Uneven impacts seen in Oregon spotted frog settlement
A legal settlement intended to upgrade conditions for the Oregon spotted frog is having uneven impacts on the threatened species’ habitat, according to federal biologists.
The agreement was struck last year to resolve a lawsuit between environmental groups, irrigation districts and the federal government over the operation of several dams in the region.
While conditions for the spotted frog improved in portions of the basin during certain seasons, they were degraded in other locations and times under the deal, according to a recent “biological opinion” from the U.S. Fish and Wildlife Service.
“We call this the push-down, pop-up system,” said Bridget Moran, field supervisor of the agency’s office in Bend, Ore.
In other words, when problems are suppressed in some areas they are aggravated in others due to the complexity of the irrigation system, which relies on water from the Crane Prairie, Wickiup and Crescent Lake reservoirs.
Under the settlement, the amount of water is reduced for growers in five irrigation districts to make more available to the frog, which is protected under the Endangered Species Act.
As reservoirs are drawn down, the water level falls below vegetation that spotted frogs rely upon for breeding and shelter from predators, said Moran.

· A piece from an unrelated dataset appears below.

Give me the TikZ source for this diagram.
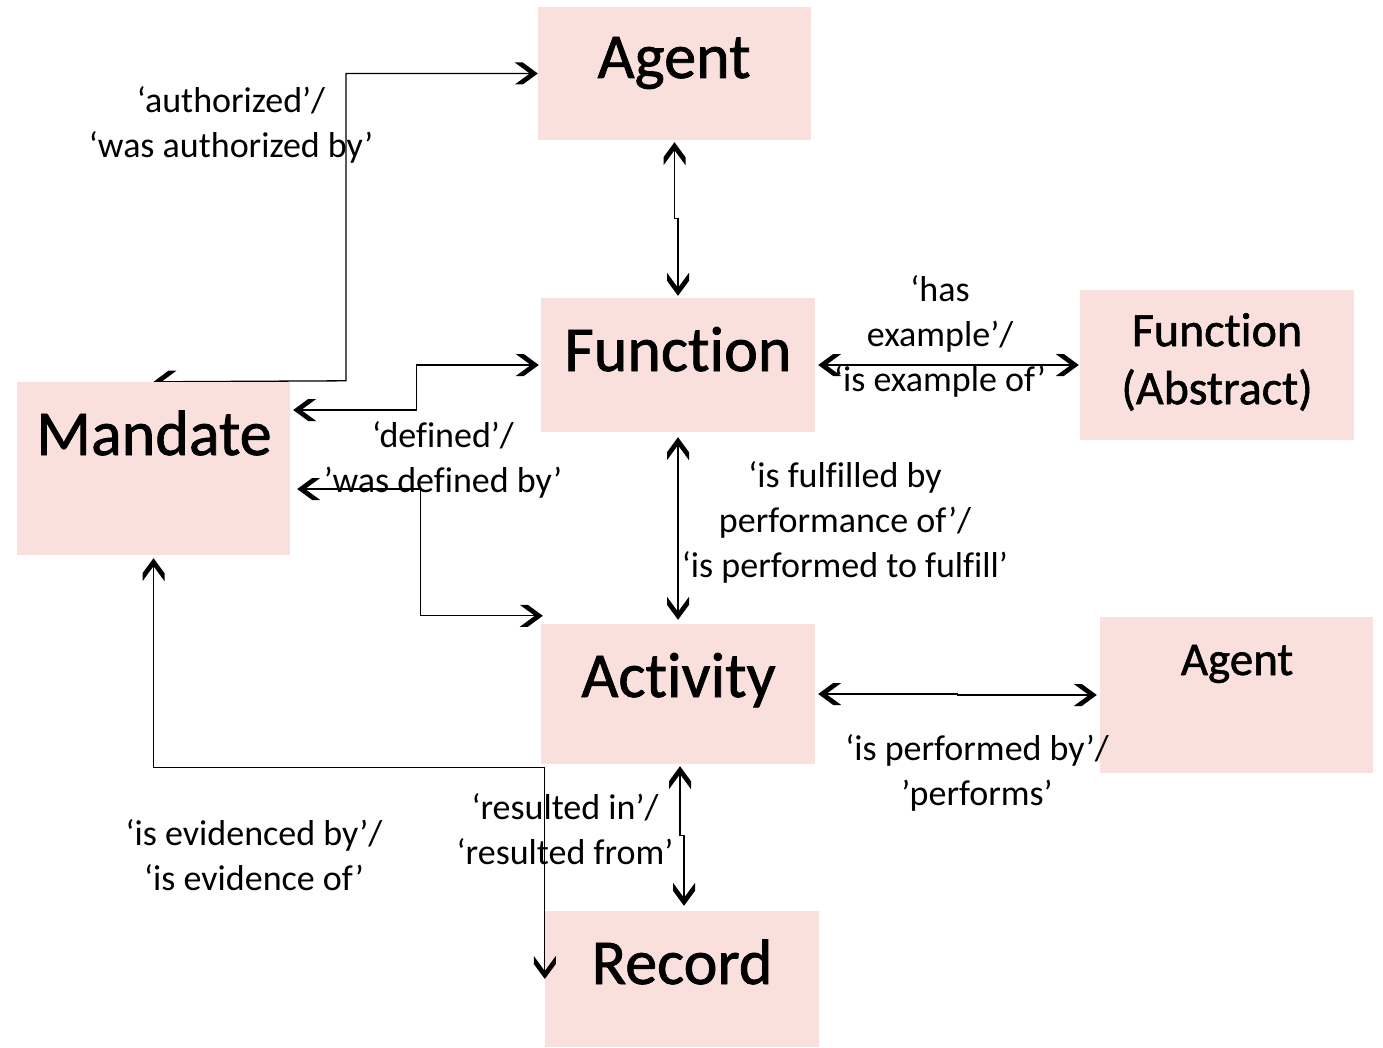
\documentclass[tikz,border=0pt]{standalone}
\usepackage{fontspec}
\setmainfont{Carlito}[Ligatures=NoCommon]
\newfontfamily\boxfont{Carlito}[FakeBold=1.2,Ligatures=NoCommon]
\usetikzlibrary{arrows.meta,backgrounds,calc}
\definecolor{boxpink}{HTML}{F9E0DC}
\pgfdeclarearrow{
  name = Chev,
  setup code = {
    \pgfarrowssettipend{0pt}
    \pgfarrowssetlineend{-4pt}
    \pgfarrowssetvisualbackend{-23pt}
    \pgfarrowssetbackend{-23pt}
  },
  drawing code = {
    \pgfpathmoveto{\pgfpoint{0pt}{0pt}}
    \pgfpathlineto{\pgfpoint{-15pt}{11pt}}
    \pgfpathlineto{\pgfpoint{-23pt}{11pt}}
    \pgfpathlineto{\pgfpoint{-8pt}{0pt}}
    \pgfpathlineto{\pgfpoint{-23pt}{-11pt}}
    \pgfpathlineto{\pgfpoint{-15pt}{-11pt}}
    \pgfpathclose
    \pgfusepathqfill
  },
}
\begin{document}
\begin{tikzpicture}[x=1pt,y=-1pt,
  box/.style={fill=boxpink,draw=none,inner sep=0,rectangle},
  big/.style={font=\boxfont\fontsize{64}{77}\selectfont,inner sep=0,anchor=base},
  mid/.style={font=\boxfont\fontsize{48}{58}\selectfont,inner sep=0,align=center},
  lbl/.style={font=\fontsize{36}{45}\selectfont,inner sep=0,align=center,anchor=north},
  conn/.style={line width=1.3pt,draw=black,arrows={Chev-Chev}}]
\useasboundingbox (0,0) rectangle (1383,1048);
% boxes
\node[box,minimum width=273pt,minimum height=133pt] (agentA) at (674.5,73.5) {};
\node[box,minimum width=274pt,minimum height=134pt] (func) at (678,365) {};
\node[box,minimum width=274pt,minimum height=150pt] (funcAbs) at (1217,365) {};
\node[box,minimum width=273pt,minimum height=173pt] (mandate) at (153.5,468.5) {};
\node[box,minimum width=274pt,minimum height=140pt] (activity) at (678,694) {};
\node[box,minimum width=273pt,minimum height=156pt] (agentB) at (1236.5,695) {};
\node[box,minimum width=274pt,minimum height=136pt] (record) at (682,979) {};
% box texts
\node[big] (tAgentA) at (674,78) {Agent};
\node[big] (tFunc) at (678,371) {Function};
\node[big] (tMandate) at (154,455) {Mandate};
\node[big] (tActivity) at (678.5,697) {Activity};
\node[big] (tRecord) at (682,984) {Record};
\node[mid,anchor=north] (tFuncAbs) at (1217,310) {\rule{0pt}{36pt}Function\\(Abstract)};
\node[font=\boxfont\fontsize{47}{56}\selectfont,inner sep=0,anchor=base] (tAgentB) at (1237,675) {Agent};
% connectors behind the boxes
\begin{pgfonlayer}{background}
\draw[conn] (mandate.north) -- ++(192.5,-1) |- (agentA.west);
\draw[conn] ($(agentA.south)+(0,2)$) -- ++(0,76) -| ($(func.north)+(0,-2)$);
\draw[conn] ($(mandate.east)+(3,-58.5)$) -- ++(123,0) |- ($(func.west)+(-2,0)$);
\draw[conn] ($(mandate.east)+(7,20.5)$) -- ++(123,0) |- ($(activity.north west)+(2,-8)$);
\draw[conn] ($(func.east)+(3,0)$) -- ($(funcAbs.west)+(-1,0)$);
\draw[conn] ($(func.south)+(0,5)$) -- ($(activity.north)+(0,-4)$);
\draw[conn] ($(activity.east)+(3,0)$) -- ++(139,0) |- ($(agentB.west)+(-3,0)$);
\draw[conn] ($(activity.south)+(2,2)$) -- ++(0,69) -| ($(record.north)+(2,-5)$);
\end{pgfonlayer}
% connector in front of the boxes
\draw[conn] ($(mandate.south)+(0,3)$) |- ($(record.north west)+(0,-143)$) -- (record.west);
% labels
\node[lbl] (l1) at (231,84) {\rule{0pt}{28pt}‘authorized’/\\‘was authorized by’};
\node[lbl] (l2) at (443,419) {\rule{0pt}{28pt}‘defined’/\\’was defined by’};
\node[lbl] (l3) at (940,273) {\rule{0pt}{28pt}‘has\\example’/\\‘is example of’};
\node[lbl] (l4) at (845,459) {\rule{0pt}{28pt}‘is fulfilled by\\performance of’/\\‘is performed to fulfill’};
\node[lbl] (l5) at (977,732) {\rule{0pt}{28pt}‘is performed by’/\\’performs’};
\node[lbl] (l6) at (565,791) {\rule{0pt}{28pt}‘resulted in’/\\‘resulted from’};
\node[lbl] (l7) at (254,817) {\rule{0pt}{28pt}‘is evidenced by’/\\‘is evidence of’};
\end{tikzpicture}
\end{document}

“It’s really about whether the level of flow allows the frogs to access their habitat,” she said.
However, retaining water in one part of the system means that it’s reduced somewhere else, she said. For example, filling a reservoir requires reducing downstream river flows.
Nonetheless, the Fish and Wildlife Service concluded in its biological opinion that the water regime mandated by the settlement won’t jeopardize the frog’s continued existence or destroy its habitat.

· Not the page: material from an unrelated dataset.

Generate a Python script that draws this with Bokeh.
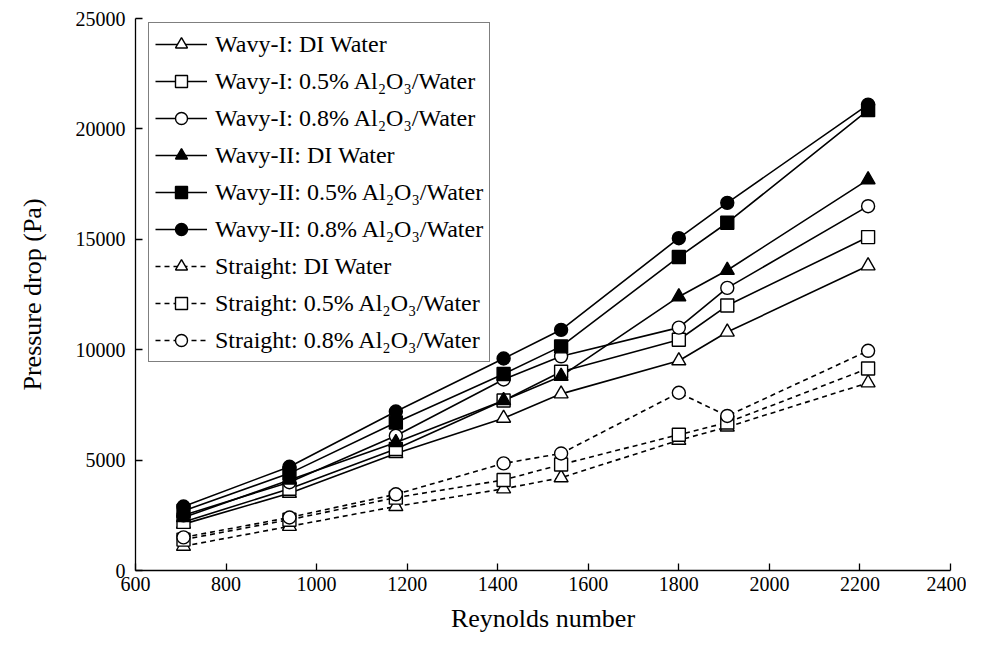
from bokeh.plotting import figure
from bokeh.models import Range1d, Legend, LegendItem, FixedTicker
from bokeh.embed import file_html
from bokeh.resources import INLINE

reynolds = [706, 940, 1175, 1413, 1540, 1800, 1907, 2218]

wavy1_di = [2100, 3500, 5300, 6900, 8000, 9500, 10800, 13800]
wavy1_05 = [2200, 3700, 5500, 7700, 9000, 10450, 12000, 15100]
wavy1_08 = [2500, 4000, 6100, 8650, 9700, 11000, 12800, 16500]
wavy2_di = [2400, 4100, 5800, 7700, 8800, 12400, 13600, 17700]
wavy2_05 = [2700, 4400, 6700, 8900, 10150, 14200, 15750, 20850]
wavy2_08 = [2900, 4700, 7200, 9600, 10900, 15050, 16650, 21100]
straight_di = [1100, 2000, 2900, 3700, 4200, 5900, 6500, 8500]
straight_05 = [1400, 2300, 3300, 4100, 4800, 6150, 6700, 9150]
straight_08 = [1500, 2400, 3450, 4850, 5300, 8050, 7000, 9950]

labels = [
    "Wavy-I: DI Water",
    "Wavy-I: 0.5% Al\u2082O\u2083/Water",
    "Wavy-I: 0.8% Al\u2082O\u2083/Water",
    "Wavy-II: DI Water",
    "Wavy-II: 0.5% Al\u2082O\u2083/Water",
    "Wavy-II: 0.8% Al\u2082O\u2083/Water",
    "Straight: DI Water",
    "Straight: 0.5% Al\u2082O\u2083/Water",
    "Straight: 0.8% Al\u2082O\u2083/Water",
]
series = [wavy1_di, wavy1_05, wavy1_08, wavy2_di, wavy2_05, wavy2_08,
          straight_di, straight_05, straight_08]
markers = ["triangle", "square", "circle"] * 3
fills = ["white"] * 3 + ["black"] * 3 + ["white"] * 3
dashes = ["solid"] * 6 + ["5 4"] * 3

x_ticks = [600, 800, 1000, 1200, 1400, 1600, 1800, 2000, 2200, 2400]
y_ticks = [0, 5000, 10000, 15000, 20000, 25000]

FONT = "Times New Roman"

p = figure(width=966, height=636, output_backend="svg", toolbar_location=None,
           x_range=Range1d(600, 2400), y_range=Range1d(0, 25000),
           min_border_left=135, min_border_right=16, min_border_top=18,
           min_border_bottom=66)
p.grid.visible = False
p.outline_line_color = None
p.background_fill_color = "white"

for ax in (p.xaxis[0], p.yaxis[0]):
    ax.axis_line_color = "black"
    ax.axis_line_width = 1.3
    ax.major_tick_in = 7
    ax.major_tick_out = 0
    ax.major_tick_line_color = "black"
    ax.major_tick_line_width = 1.3
    ax.minor_tick_line_color = None
    ax.major_label_text_font = FONT
    ax.major_label_text_font_size = "20px"
    ax.major_label_text_color = "black"
    ax.axis_label_text_font = FONT
    ax.axis_label_text_font_size = "26px"
    ax.axis_label_text_font_style = "normal"
    ax.axis_label_text_color = "black"

p.xaxis.ticker = FixedTicker(ticks=x_ticks)
p.yaxis.ticker = FixedTicker(ticks=y_ticks)
p.xaxis.axis_label = "Reynolds number"
p.yaxis.axis_label = "Pressure drop (Pa)"
p.xaxis.major_label_standoff = 6
p.yaxis.major_label_standoff = 10
p.xaxis.axis_label_standoff = 10
p.yaxis.axis_label_standoff = 26

lines = []
for ys, d in zip(series, dashes):
    lines.append(p.line(reynolds, ys, line_color="black", line_width=1.6, line_dash=d))

pts = []
for ys, m, f in zip(series, markers, fills):
    size = 14 if m == "triangle" else 13
    pts.append(p.scatter(reynolds, ys, marker=m, size=size, fill_color=f,
                         line_color="black", line_width=1.4))

items = [LegendItem(label=lab, renderers=[l, s]) for lab, l, s in zip(labels, lines, pts)]
legend = Legend(items=items, location=(13, 208))
legend.label_text_font = FONT
legend.label_text_font_size = "24px"
legend.label_text_color = "black"
legend.glyph_width = 52
legend.glyph_height = 30
legend.label_height = 30
legend.spacing = 7
legend.padding = 6
legend.margin = 0
legend.label_standoff = 8
legend.border_line_color = "black"
legend.border_line_width = 1.2
legend.background_fill_color = "white"
legend.background_fill_alpha = 1.0
p.add_layout(legend, "center")

open("out.html", "w").write(file_html(p, INLINE))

“On the balance, there is slight improvement, most notably at the Crane Prairie reservoir,” which is important because it contains a healthy population of frogs, Moran said.
Moran characterized the legal settlement as the “bridge” to a more comprehensive “habitat conservation plan,” or HCP, for the spotted frog that’s due in 2019. At that point, the current deal is expected to expire.
“It will be many different features but they all build around increasing winter flows over time,” which provides frogs with the opportunity to reach overwinter habitat, she said.
Increased flows will be supplemented with habitat restoration work aimed at returning the system’s rivers to a more natural state.
Over the 70 years of reservoir operations, heavy water flows released from reservoirs during summer have “scarred” river beds, making channels deeper, said Moran. As a result, water doesn’t reach adjacent wetland vegetation, cutting off spotted frogs from habitat.
Meanwhile, what vegetation does grow along river banks is flooded, she said. “It comes up so high, everything gets inundated.”
Habitat restoration work aims to reconnect the river flows with nearby habitat. The HCP will also include control of bull frogs, which predate on spotted frogs and compete for habitat, and treatment of reed canary grass, an invasive species.
Due to a healthy snowpack last winter, the settlement wasn’t seriously damaging to irrigators in 2017, said Ken Rieck, general manager of the Tumalo Irrigation District, a defendant in the case.
On average, the district stands to lose about half the stored water that would usually be available for irrigation due to the agreement, he said. This year, it only lost about 20 percent, but in a “bad year,” the loss could reach 80 percent.
“We really didn’t get the full effect we could have,” Rieck said.
Under the settlement, water that would normally be stored in Crescent Lake for the district’s irrigation system is being redirected into winter stream flows for the spotted frog.
Traditionally, the district lost roughly half of available irrigation water to seepage in unlined canals, Rieck said. Now, it’s installing piping to stop the leakage, allowing more water to be devoted to frog habitat without reducing irrigation supplies as sharply.
“The more pipe we put in the ground, the more of that water we’ll be able to recover,” he said. “Our goal is to be as close to 100 percent efficient in our delivery system as possible and that will be our defense.”